-------- Supplied data

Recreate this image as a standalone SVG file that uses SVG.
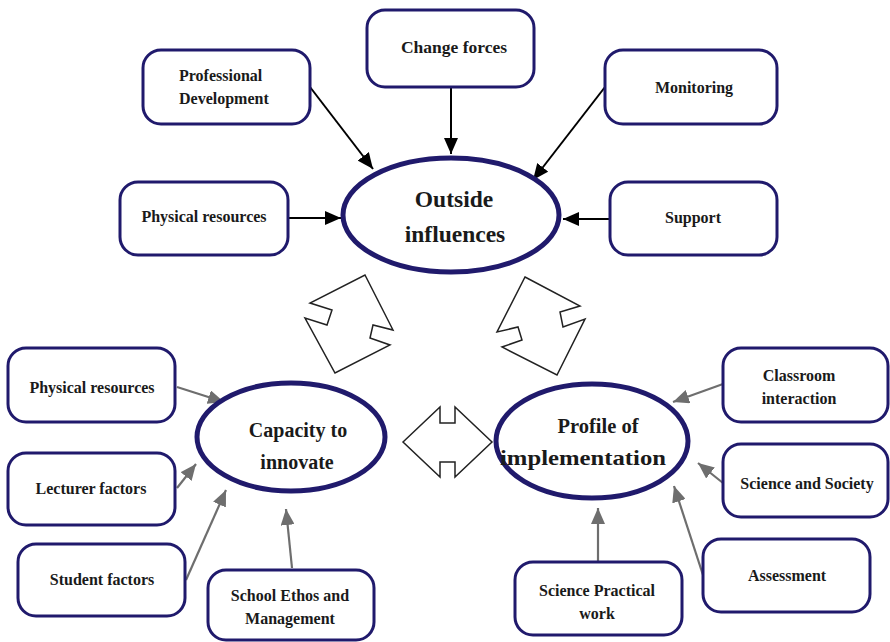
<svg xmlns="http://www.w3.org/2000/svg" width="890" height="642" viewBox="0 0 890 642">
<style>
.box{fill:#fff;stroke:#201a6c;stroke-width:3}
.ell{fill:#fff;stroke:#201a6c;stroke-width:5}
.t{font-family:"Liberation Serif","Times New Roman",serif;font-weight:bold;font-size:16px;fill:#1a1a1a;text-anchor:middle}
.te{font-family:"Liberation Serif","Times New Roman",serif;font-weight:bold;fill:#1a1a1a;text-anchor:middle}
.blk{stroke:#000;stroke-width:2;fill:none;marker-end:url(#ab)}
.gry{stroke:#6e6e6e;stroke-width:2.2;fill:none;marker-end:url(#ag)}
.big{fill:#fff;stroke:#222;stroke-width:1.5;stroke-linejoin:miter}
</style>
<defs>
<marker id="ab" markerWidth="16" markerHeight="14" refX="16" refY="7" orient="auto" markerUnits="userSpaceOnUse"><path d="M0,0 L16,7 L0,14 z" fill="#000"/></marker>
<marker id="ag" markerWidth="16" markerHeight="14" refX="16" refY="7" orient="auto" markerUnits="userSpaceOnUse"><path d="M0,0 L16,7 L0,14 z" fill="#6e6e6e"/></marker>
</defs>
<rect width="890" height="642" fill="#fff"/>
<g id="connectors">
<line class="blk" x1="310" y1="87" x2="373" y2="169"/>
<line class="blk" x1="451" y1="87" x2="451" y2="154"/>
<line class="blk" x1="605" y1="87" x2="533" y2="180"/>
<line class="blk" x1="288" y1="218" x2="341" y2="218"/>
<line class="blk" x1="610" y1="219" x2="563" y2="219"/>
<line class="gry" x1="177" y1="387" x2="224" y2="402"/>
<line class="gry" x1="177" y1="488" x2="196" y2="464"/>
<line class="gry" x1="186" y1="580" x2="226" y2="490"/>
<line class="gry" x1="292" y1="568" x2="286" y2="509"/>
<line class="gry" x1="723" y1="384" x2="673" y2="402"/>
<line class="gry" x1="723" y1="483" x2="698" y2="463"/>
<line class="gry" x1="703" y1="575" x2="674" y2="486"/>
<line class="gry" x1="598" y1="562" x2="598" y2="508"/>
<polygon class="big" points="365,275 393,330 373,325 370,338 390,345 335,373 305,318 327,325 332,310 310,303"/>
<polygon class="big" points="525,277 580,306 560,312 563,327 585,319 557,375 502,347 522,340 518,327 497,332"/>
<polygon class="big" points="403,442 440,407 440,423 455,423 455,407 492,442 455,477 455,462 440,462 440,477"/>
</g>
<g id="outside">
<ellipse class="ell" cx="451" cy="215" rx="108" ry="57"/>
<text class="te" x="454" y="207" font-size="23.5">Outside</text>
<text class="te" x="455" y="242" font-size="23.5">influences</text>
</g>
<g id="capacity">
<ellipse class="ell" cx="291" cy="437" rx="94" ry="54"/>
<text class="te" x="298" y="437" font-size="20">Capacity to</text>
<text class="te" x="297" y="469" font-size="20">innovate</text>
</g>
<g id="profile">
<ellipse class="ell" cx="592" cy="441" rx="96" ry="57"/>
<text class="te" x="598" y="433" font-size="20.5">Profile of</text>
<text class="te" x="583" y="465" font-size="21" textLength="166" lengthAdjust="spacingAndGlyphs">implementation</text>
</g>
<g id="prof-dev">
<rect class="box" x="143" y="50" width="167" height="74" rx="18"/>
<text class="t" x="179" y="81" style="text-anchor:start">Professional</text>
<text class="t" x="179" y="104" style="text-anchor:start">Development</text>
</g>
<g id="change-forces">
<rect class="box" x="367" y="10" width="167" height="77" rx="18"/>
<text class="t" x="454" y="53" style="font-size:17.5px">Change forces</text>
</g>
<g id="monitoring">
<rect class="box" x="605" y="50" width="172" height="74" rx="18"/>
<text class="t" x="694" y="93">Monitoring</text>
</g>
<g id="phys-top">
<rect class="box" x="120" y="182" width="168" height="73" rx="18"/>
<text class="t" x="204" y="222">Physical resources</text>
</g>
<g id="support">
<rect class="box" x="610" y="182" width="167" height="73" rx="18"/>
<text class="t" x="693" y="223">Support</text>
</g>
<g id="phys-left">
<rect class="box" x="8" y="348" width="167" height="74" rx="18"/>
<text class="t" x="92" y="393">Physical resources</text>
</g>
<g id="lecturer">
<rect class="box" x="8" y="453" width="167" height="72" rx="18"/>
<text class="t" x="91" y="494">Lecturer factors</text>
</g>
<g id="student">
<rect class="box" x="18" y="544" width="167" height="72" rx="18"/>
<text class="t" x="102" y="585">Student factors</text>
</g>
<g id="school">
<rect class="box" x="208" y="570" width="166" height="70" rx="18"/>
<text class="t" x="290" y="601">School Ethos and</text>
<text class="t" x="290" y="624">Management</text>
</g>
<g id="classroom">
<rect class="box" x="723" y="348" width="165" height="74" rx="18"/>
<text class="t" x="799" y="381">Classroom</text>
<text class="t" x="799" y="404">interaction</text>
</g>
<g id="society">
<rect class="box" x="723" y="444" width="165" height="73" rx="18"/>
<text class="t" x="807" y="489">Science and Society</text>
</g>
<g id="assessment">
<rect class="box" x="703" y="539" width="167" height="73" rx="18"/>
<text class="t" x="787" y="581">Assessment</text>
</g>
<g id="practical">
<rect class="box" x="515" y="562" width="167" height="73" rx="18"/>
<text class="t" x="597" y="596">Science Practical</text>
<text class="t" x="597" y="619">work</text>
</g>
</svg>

----------------

Task objective
Omit the pictures and output all of the other material exactly.

Solved exercise
Recreate this image as a standalone SVG file that uses SVG.
<svg xmlns="http://www.w3.org/2000/svg" width="890" height="642" viewBox="0 0 890 642">
<style>
.box{fill:#fff;stroke:#201a6c;stroke-width:3}
.ell{fill:#fff;stroke:#201a6c;stroke-width:5}
.t{font-family:"Liberation Serif","Times New Roman",serif;font-weight:bold;font-size:16px;fill:#1a1a1a;text-anchor:middle}
.te{font-family:"Liberation Serif","Times New Roman",serif;font-weight:bold;fill:#1a1a1a;text-anchor:middle}
.blk{stroke:#000;stroke-width:2;fill:none;marker-end:url(#ab)}
.gry{stroke:#6e6e6e;stroke-width:2.2;fill:none;marker-end:url(#ag)}
.big{fill:#fff;stroke:#222;stroke-width:1.5;stroke-linejoin:miter}
</style>
<defs>
<marker id="ab" markerWidth="16" markerHeight="14" refX="16" refY="7" orient="auto" markerUnits="userSpaceOnUse"><path d="M0,0 L16,7 L0,14 z" fill="#000"/></marker>
<marker id="ag" markerWidth="16" markerHeight="14" refX="16" refY="7" orient="auto" markerUnits="userSpaceOnUse"><path d="M0,0 L16,7 L0,14 z" fill="#6e6e6e"/></marker>
</defs>
<rect width="890" height="642" fill="#fff"/>
<g id="connectors">
<line class="blk" x1="310" y1="87" x2="373" y2="169"/>
<line class="blk" x1="451" y1="87" x2="451" y2="154"/>
<line class="blk" x1="605" y1="87" x2="533" y2="180"/>
<line class="blk" x1="288" y1="218" x2="341" y2="218"/>
<line class="blk" x1="610" y1="219" x2="563" y2="219"/>
<line class="gry" x1="177" y1="387" x2="224" y2="402"/>
<line class="gry" x1="177" y1="488" x2="196" y2="464"/>
<line class="gry" x1="186" y1="580" x2="226" y2="490"/>
<line class="gry" x1="292" y1="568" x2="286" y2="509"/>
<line class="gry" x1="723" y1="384" x2="673" y2="402"/>
<line class="gry" x1="723" y1="483" x2="698" y2="463"/>
<line class="gry" x1="703" y1="575" x2="674" y2="486"/>
<line class="gry" x1="598" y1="562" x2="598" y2="508"/>
<polygon class="big" points="365,275 393,330 373,325 370,338 390,345 335,373 305,318 327,325 332,310 310,303"/>
<polygon class="big" points="525,277 580,306 560,312 563,327 585,319 557,375 502,347 522,340 518,327 497,332"/>
<polygon class="big" points="403,442 440,407 440,423 455,423 455,407 492,442 455,477 455,462 440,462 440,477"/>
</g>
<g id="outside">
<ellipse class="ell" cx="451" cy="215" rx="108" ry="57"/>
<text class="te" x="454" y="207" font-size="23.5">Outside</text>
<text class="te" x="455" y="242" font-size="23.5">influences</text>
</g>
<g id="capacity">
<ellipse class="ell" cx="291" cy="437" rx="94" ry="54"/>
<text class="te" x="298" y="437" font-size="20">Capacity to</text>
<text class="te" x="297" y="469" font-size="20">innovate</text>
</g>
<g id="profile">
<ellipse class="ell" cx="592" cy="441" rx="96" ry="57"/>
<text class="te" x="598" y="433" font-size="20.5">Profile of</text>
<text class="te" x="583" y="465" font-size="21" textLength="166" lengthAdjust="spacingAndGlyphs">implementation</text>
</g>
<g id="prof-dev">
<rect class="box" x="143" y="50" width="167" height="74" rx="18"/>
<text class="t" x="179" y="81" style="text-anchor:start">Professional</text>
<text class="t" x="179" y="104" style="text-anchor:start">Development</text>
</g>
<g id="change-forces">
<rect class="box" x="367" y="10" width="167" height="77" rx="18"/>
<text class="t" x="454" y="53" style="font-size:17.5px">Change forces</text>
</g>
<g id="monitoring">
<rect class="box" x="605" y="50" width="172" height="74" rx="18"/>
<text class="t" x="694" y="93">Monitoring</text>
</g>
<g id="phys-top">
<rect class="box" x="120" y="182" width="168" height="73" rx="18"/>
<text class="t" x="204" y="222">Physical resources</text>
</g>
<g id="support">
<rect class="box" x="610" y="182" width="167" height="73" rx="18"/>
<text class="t" x="693" y="223">Support</text>
</g>
<g id="phys-left">
<rect class="box" x="8" y="348" width="167" height="74" rx="18"/>
<text class="t" x="92" y="393">Physical resources</text>
</g>
<g id="lecturer">
<rect class="box" x="8" y="453" width="167" height="72" rx="18"/>
<text class="t" x="91" y="494">Lecturer factors</text>
</g>
<g id="student">
<rect class="box" x="18" y="544" width="167" height="72" rx="18"/>
<text class="t" x="102" y="585">Student factors</text>
</g>
<g id="school">
<rect class="box" x="208" y="570" width="166" height="70" rx="18"/>
<text class="t" x="290" y="601">School Ethos and</text>
<text class="t" x="290" y="624">Management</text>
</g>
<g id="classroom">
<rect class="box" x="723" y="348" width="165" height="74" rx="18"/>
<text class="t" x="799" y="381">Classroom</text>
<text class="t" x="799" y="404">interaction</text>
</g>
<g id="society">
<rect class="box" x="723" y="444" width="165" height="73" rx="18"/>
<text class="t" x="807" y="489">Science and Society</text>
</g>
<g id="assessment">
<rect class="box" x="703" y="539" width="167" height="73" rx="18"/>
<text class="t" x="787" y="581">Assessment</text>
</g>
<g id="practical">
<rect class="box" x="515" y="562" width="167" height="73" rx="18"/>
<text class="t" x="597" y="596">Science Practical</text>
<text class="t" x="597" y="619">work</text>
</g>
</svg>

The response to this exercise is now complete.